Required work —
Locate the string "diagram" in the listing below. Copy every line where it is found.

Data records
>> Start
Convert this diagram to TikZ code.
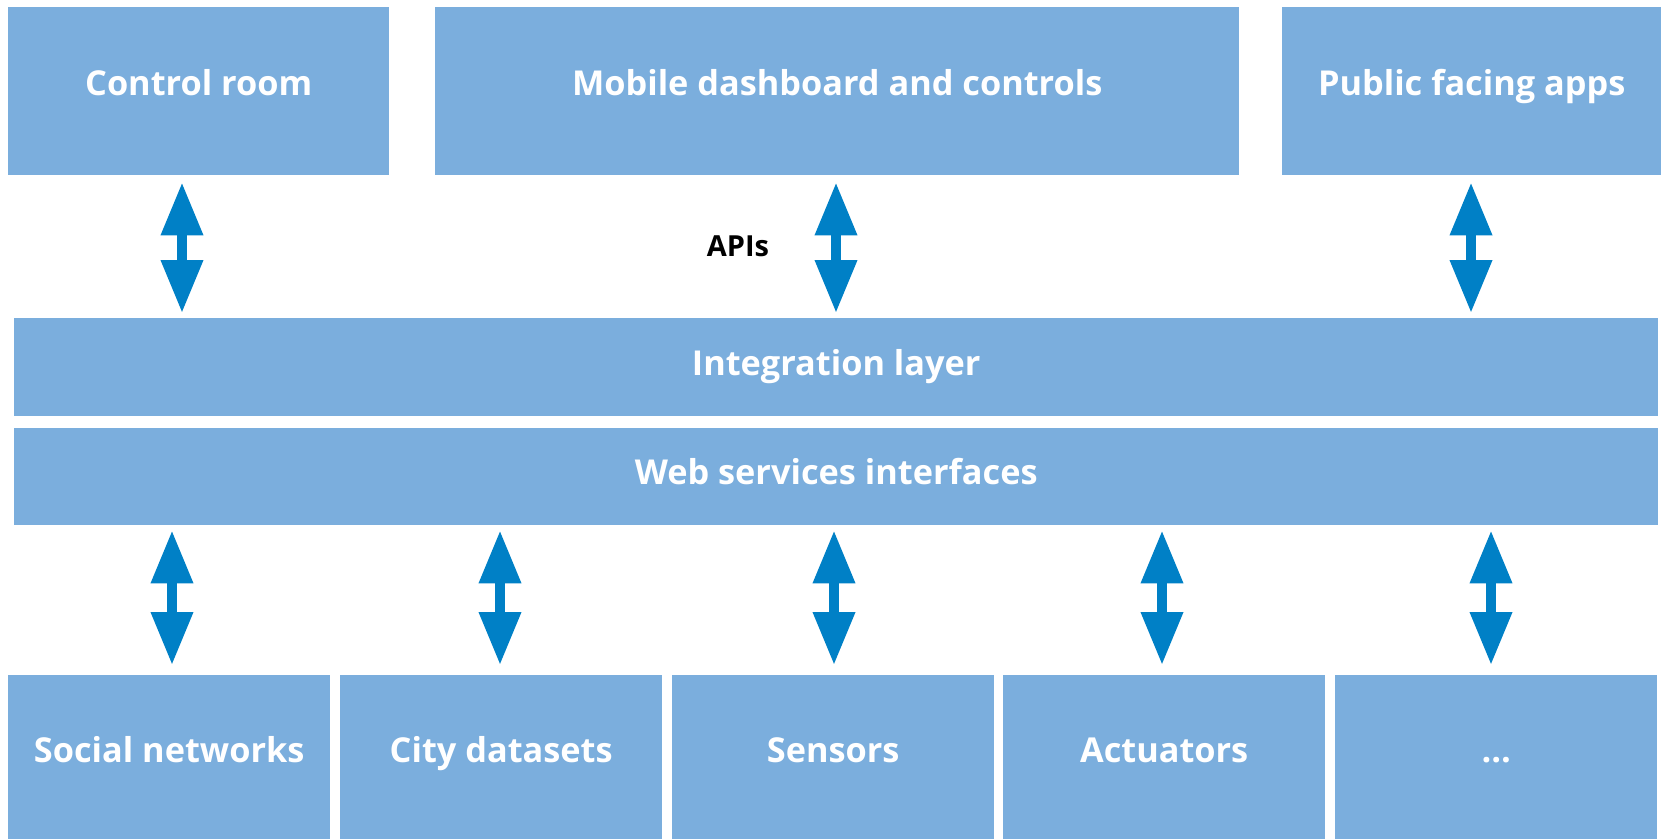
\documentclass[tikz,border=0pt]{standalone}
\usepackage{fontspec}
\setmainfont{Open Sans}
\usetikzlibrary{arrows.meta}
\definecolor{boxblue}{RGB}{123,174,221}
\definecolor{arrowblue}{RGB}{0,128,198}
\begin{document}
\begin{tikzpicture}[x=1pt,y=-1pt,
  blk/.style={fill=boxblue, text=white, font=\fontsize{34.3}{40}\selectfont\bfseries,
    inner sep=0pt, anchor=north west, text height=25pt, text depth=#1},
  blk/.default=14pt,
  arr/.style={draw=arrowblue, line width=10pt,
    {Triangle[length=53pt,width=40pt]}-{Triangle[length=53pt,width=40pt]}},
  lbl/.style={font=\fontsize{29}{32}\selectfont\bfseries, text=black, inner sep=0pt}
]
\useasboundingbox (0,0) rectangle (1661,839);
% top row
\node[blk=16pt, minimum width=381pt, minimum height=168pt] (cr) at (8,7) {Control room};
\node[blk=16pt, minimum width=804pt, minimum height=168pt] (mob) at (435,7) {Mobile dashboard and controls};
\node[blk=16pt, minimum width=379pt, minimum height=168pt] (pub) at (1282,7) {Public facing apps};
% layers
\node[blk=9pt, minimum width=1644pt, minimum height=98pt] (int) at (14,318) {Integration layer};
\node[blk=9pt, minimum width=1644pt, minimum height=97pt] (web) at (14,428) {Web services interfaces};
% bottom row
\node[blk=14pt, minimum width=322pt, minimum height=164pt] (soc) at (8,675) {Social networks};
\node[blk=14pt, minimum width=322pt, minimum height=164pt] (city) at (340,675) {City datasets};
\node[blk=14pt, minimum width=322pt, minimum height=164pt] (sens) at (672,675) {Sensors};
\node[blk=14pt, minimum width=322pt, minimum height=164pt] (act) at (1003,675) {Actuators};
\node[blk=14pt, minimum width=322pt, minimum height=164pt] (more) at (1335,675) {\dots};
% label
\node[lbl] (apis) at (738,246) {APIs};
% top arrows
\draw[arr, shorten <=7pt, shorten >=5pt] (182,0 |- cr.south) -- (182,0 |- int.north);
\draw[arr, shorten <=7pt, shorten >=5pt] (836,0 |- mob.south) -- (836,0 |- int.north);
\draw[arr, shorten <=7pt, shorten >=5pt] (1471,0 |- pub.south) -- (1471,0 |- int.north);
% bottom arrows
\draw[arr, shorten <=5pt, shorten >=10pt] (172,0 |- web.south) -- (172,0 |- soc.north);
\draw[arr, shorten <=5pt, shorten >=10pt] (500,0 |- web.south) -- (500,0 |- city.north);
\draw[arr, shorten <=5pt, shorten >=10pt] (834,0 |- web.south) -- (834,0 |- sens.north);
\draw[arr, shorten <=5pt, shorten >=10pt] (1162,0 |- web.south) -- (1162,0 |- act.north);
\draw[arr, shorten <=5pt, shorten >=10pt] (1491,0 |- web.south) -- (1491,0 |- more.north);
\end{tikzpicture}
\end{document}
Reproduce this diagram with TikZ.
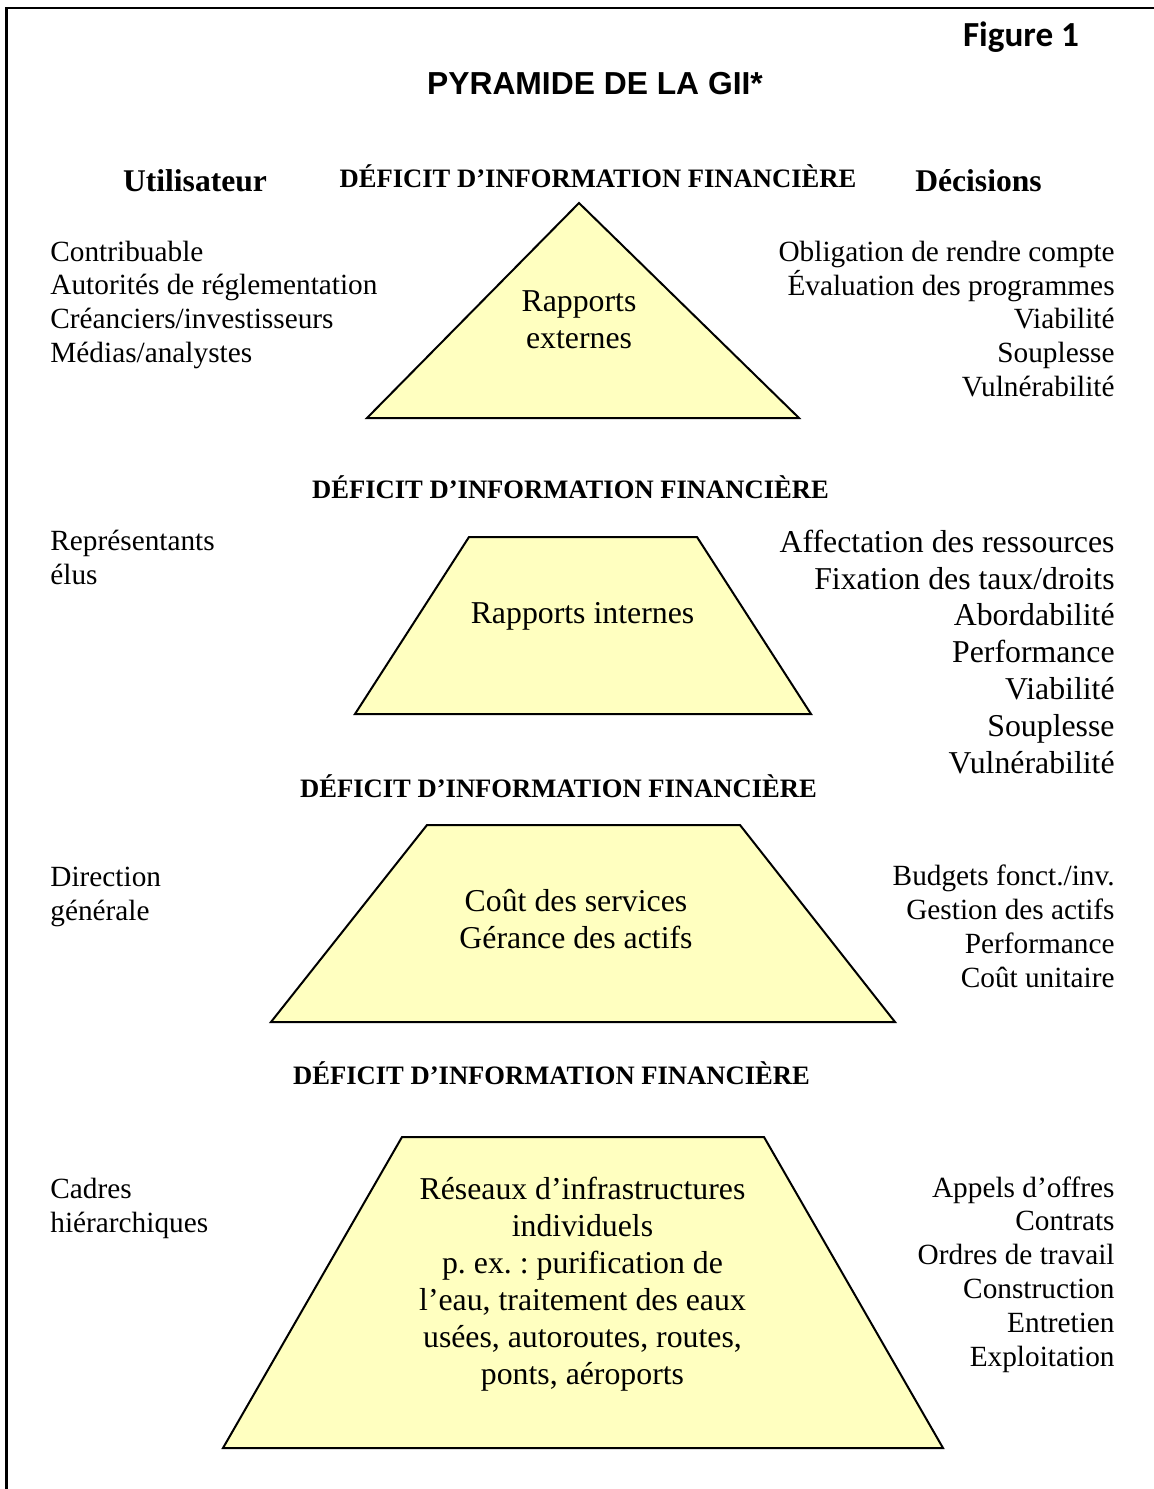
>> End
Answer for the task —
Convert this diagram to TikZ code.
Reproduce this diagram with TikZ.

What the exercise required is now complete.